**Written problem**:
Quote, verbatim, all material below, without pictures.

**Data excerpt**:
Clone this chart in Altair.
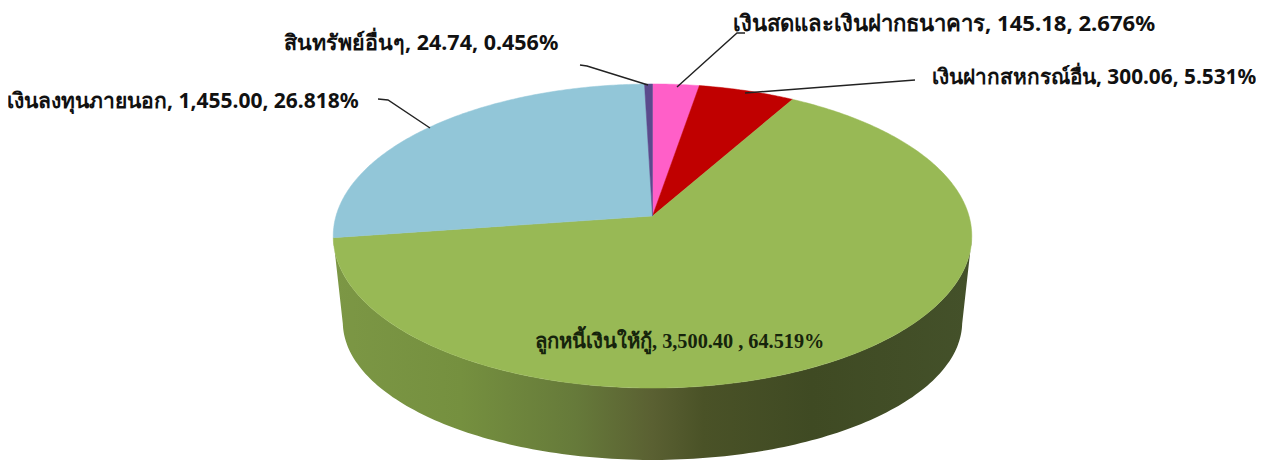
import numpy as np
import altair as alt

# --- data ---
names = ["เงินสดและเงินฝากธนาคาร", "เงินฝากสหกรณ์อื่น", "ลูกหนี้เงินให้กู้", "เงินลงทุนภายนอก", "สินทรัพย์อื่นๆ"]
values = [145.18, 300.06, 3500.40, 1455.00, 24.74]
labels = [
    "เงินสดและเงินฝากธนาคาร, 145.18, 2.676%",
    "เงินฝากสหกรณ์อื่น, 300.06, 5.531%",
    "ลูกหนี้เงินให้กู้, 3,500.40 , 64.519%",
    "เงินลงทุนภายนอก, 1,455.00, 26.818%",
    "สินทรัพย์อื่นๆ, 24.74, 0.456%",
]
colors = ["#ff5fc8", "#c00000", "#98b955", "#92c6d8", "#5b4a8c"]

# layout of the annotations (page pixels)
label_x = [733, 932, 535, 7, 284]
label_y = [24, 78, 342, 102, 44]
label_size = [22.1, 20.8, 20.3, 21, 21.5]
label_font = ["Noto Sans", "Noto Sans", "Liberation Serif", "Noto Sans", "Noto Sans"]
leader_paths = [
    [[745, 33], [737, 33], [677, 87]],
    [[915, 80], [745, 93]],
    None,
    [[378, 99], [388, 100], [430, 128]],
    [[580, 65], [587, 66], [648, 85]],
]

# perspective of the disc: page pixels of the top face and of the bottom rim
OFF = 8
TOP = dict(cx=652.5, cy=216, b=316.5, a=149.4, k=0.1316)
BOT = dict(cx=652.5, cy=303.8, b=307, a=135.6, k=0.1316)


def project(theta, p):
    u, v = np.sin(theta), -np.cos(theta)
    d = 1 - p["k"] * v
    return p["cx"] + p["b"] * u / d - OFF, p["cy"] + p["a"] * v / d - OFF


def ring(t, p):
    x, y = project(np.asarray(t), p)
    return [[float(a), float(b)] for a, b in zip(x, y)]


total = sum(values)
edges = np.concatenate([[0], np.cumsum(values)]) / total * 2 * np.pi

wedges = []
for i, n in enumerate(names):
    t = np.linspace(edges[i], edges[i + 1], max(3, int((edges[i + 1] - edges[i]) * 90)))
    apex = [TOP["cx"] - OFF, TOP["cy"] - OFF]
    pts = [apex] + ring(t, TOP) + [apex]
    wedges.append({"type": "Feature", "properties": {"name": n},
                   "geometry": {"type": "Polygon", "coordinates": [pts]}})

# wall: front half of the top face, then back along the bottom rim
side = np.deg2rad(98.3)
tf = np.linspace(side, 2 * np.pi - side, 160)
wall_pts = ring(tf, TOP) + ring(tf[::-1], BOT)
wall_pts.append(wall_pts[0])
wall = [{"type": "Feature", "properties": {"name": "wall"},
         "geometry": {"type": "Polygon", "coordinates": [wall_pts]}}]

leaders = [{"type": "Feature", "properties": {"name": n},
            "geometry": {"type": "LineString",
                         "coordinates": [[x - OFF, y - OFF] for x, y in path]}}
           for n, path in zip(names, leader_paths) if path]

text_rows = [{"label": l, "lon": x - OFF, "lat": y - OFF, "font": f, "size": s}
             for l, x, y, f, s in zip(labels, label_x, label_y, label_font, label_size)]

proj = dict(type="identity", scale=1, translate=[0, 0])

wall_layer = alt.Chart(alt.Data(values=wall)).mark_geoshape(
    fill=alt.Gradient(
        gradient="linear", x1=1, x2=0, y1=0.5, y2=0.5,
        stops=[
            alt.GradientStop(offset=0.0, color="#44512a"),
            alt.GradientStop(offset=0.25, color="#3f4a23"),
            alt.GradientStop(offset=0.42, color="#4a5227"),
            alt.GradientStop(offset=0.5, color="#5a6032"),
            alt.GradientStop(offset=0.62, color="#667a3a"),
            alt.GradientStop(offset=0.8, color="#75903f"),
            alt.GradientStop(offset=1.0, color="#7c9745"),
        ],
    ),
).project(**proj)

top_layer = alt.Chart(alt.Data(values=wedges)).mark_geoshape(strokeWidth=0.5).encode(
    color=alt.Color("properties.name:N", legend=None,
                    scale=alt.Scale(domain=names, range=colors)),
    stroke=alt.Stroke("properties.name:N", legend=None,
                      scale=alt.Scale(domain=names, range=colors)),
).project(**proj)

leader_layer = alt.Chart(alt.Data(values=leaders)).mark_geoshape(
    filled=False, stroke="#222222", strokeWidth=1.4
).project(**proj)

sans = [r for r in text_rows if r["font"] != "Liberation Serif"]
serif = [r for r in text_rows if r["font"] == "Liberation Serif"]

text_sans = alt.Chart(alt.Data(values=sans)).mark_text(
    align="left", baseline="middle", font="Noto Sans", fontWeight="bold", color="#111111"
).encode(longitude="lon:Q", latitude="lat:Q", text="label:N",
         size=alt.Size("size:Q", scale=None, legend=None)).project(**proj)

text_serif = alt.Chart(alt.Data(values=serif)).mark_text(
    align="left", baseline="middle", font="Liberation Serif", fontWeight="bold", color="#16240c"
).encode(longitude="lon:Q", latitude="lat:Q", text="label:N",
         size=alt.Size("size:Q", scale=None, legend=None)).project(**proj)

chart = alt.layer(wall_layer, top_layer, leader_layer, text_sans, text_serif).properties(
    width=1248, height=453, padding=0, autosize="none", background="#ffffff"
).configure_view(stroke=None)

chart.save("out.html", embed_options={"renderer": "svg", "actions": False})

**Output of the exercise**:
Clone this chart in Altair.
import numpy as np
import altair as alt

# --- data ---
names = ["เงินสดและเงินฝากธนาคาร", "เงินฝากสหกรณ์อื่น", "ลูกหนี้เงินให้กู้", "เงินลงทุนภายนอก", "สินทรัพย์อื่นๆ"]
values = [145.18, 300.06, 3500.40, 1455.00, 24.74]
labels = [
    "เงินสดและเงินฝากธนาคาร, 145.18, 2.676%",
    "เงินฝากสหกรณ์อื่น, 300.06, 5.531%",
    "ลูกหนี้เงินให้กู้, 3,500.40 , 64.519%",
    "เงินลงทุนภายนอก, 1,455.00, 26.818%",
    "สินทรัพย์อื่นๆ, 24.74, 0.456%",
]
colors = ["#ff5fc8", "#c00000", "#98b955", "#92c6d8", "#5b4a8c"]

# layout of the annotations (page pixels)
label_x = [733, 932, 535, 7, 284]
label_y = [24, 78, 342, 102, 44]
label_size = [22.1, 20.8, 20.3, 21, 21.5]
label_font = ["Noto Sans", "Noto Sans", "Liberation Serif", "Noto Sans", "Noto Sans"]
leader_paths = [
    [[745, 33], [737, 33], [677, 87]],
    [[915, 80], [745, 93]],
    None,
    [[378, 99], [388, 100], [430, 128]],
    [[580, 65], [587, 66], [648, 85]],
]

# perspective of the disc: page pixels of the top face and of the bottom rim
OFF = 8
TOP = dict(cx=652.5, cy=216, b=316.5, a=149.4, k=0.1316)
BOT = dict(cx=652.5, cy=303.8, b=307, a=135.6, k=0.1316)


def project(theta, p):
    u, v = np.sin(theta), -np.cos(theta)
    d = 1 - p["k"] * v
    return p["cx"] + p["b"] * u / d - OFF, p["cy"] + p["a"] * v / d - OFF


def ring(t, p):
    x, y = project(np.asarray(t), p)
    return [[float(a), float(b)] for a, b in zip(x, y)]


total = sum(values)
edges = np.concatenate([[0], np.cumsum(values)]) / total * 2 * np.pi

wedges = []
for i, n in enumerate(names):
    t = np.linspace(edges[i], edges[i + 1], max(3, int((edges[i + 1] - edges[i]) * 90)))
    apex = [TOP["cx"] - OFF, TOP["cy"] - OFF]
    pts = [apex] + ring(t, TOP) + [apex]
    wedges.append({"type": "Feature", "properties": {"name": n},
                   "geometry": {"type": "Polygon", "coordinates": [pts]}})

# wall: front half of the top face, then back along the bottom rim
side = np.deg2rad(98.3)
tf = np.linspace(side, 2 * np.pi - side, 160)
wall_pts = ring(tf, TOP) + ring(tf[::-1], BOT)
wall_pts.append(wall_pts[0])
wall = [{"type": "Feature", "properties": {"name": "wall"},
         "geometry": {"type": "Polygon", "coordinates": [wall_pts]}}]

leaders = [{"type": "Feature", "properties": {"name": n},
            "geometry": {"type": "LineString",
                         "coordinates": [[x - OFF, y - OFF] for x, y in path]}}
           for n, path in zip(names, leader_paths) if path]

text_rows = [{"label": l, "lon": x - OFF, "lat": y - OFF, "font": f, "size": s}
             for l, x, y, f, s in zip(labels, label_x, label_y, label_font, label_size)]

proj = dict(type="identity", scale=1, translate=[0, 0])

wall_layer = alt.Chart(alt.Data(values=wall)).mark_geoshape(
    fill=alt.Gradient(
        gradient="linear", x1=1, x2=0, y1=0.5, y2=0.5,
        stops=[
            alt.GradientStop(offset=0.0, color="#44512a"),
            alt.GradientStop(offset=0.25, color="#3f4a23"),
            alt.GradientStop(offset=0.42, color="#4a5227"),
            alt.GradientStop(offset=0.5, color="#5a6032"),
            alt.GradientStop(offset=0.62, color="#667a3a"),
            alt.GradientStop(offset=0.8, color="#75903f"),
            alt.GradientStop(offset=1.0, color="#7c9745"),
        ],
    ),
).project(**proj)

top_layer = alt.Chart(alt.Data(values=wedges)).mark_geoshape(strokeWidth=0.5).encode(
    color=alt.Color("properties.name:N", legend=None,
                    scale=alt.Scale(domain=names, range=colors)),
    stroke=alt.Stroke("properties.name:N", legend=None,
                      scale=alt.Scale(domain=names, range=colors)),
).project(**proj)

leader_layer = alt.Chart(alt.Data(values=leaders)).mark_geoshape(
    filled=False, stroke="#222222", strokeWidth=1.4
).project(**proj)

sans = [r for r in text_rows if r["font"] != "Liberation Serif"]
serif = [r for r in text_rows if r["font"] == "Liberation Serif"]

text_sans = alt.Chart(alt.Data(values=sans)).mark_text(
    align="left", baseline="middle", font="Noto Sans", fontWeight="bold", color="#111111"
).encode(longitude="lon:Q", latitude="lat:Q", text="label:N",
         size=alt.Size("size:Q", scale=None, legend=None)).project(**proj)

text_serif = alt.Chart(alt.Data(values=serif)).mark_text(
    align="left", baseline="middle", font="Liberation Serif", fontWeight="bold", color="#16240c"
).encode(longitude="lon:Q", latitude="lat:Q", text="label:N",
         size=alt.Size("size:Q", scale=None, legend=None)).project(**proj)

chart = alt.layer(wall_layer, top_layer, leader_layer, text_sans, text_serif).properties(
    width=1248, height=453, padding=0, autosize="none", background="#ffffff"
).configure_view(stroke=None)

chart.save("out.html", embed_options={"renderer": "svg", "actions": False})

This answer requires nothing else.